Googling it gave me tons of hits on hifi-forums, but a lot of it didn't make sense.

So, anyone her know how to do it? :)
 
Re: Record player adjustment

Yup.. anti-skating...

IIRC records have more distortion on the inner grooves even with proper set up. Not a very linear medium.

JR
And the outer grooves can handle more bass than the inner grooves.

This is because the tone arm is less likely to skip when traveling in a "straighter" line.

So the smart producers would put the tracks with the most bass on the outer grooves.
 
Re: Record player adjustment

FWIW: LPs has an interesting stereo imaging and distortion character compared to Tidal that I do most of my music playback from. There are some obvious sonical differences between the same tracks played on both mediums, but without knowung the mastering process/signal processing chain in detail, it's hard to say whats "better" or "correct".


Sent from my iPhone
 
Re: Record player adjustment

FWIW: LPs has an interesting stereo imaging and distortion character compared to Tidal that I do most of my music playback from.

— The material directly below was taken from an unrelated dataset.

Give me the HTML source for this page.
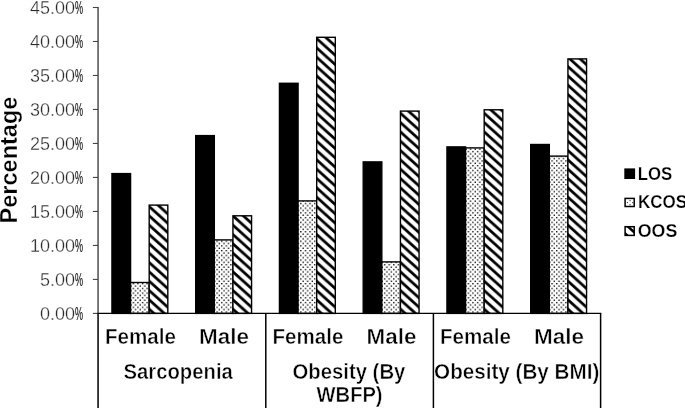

There are some obvious sonical differences between the same tracks played on both mediums, but without knowung the mastering process/signal processing chain in detail, it's hard to say whats "better" or "correct".


Sent from my iPhone
Vinyl playback is a mature technology so the flaws are fairly well inspected.

A significant difference is lack of stereo separation (due to cartridge technology) that can dramatically impact stereo imaging.

Another characteristic (not really a flaw) is the need to mix most deep bass to mono to reduce cartridge mistracking.

There a shopping list of deviations from ideal but ranking them for audibility is subjective, so I won't.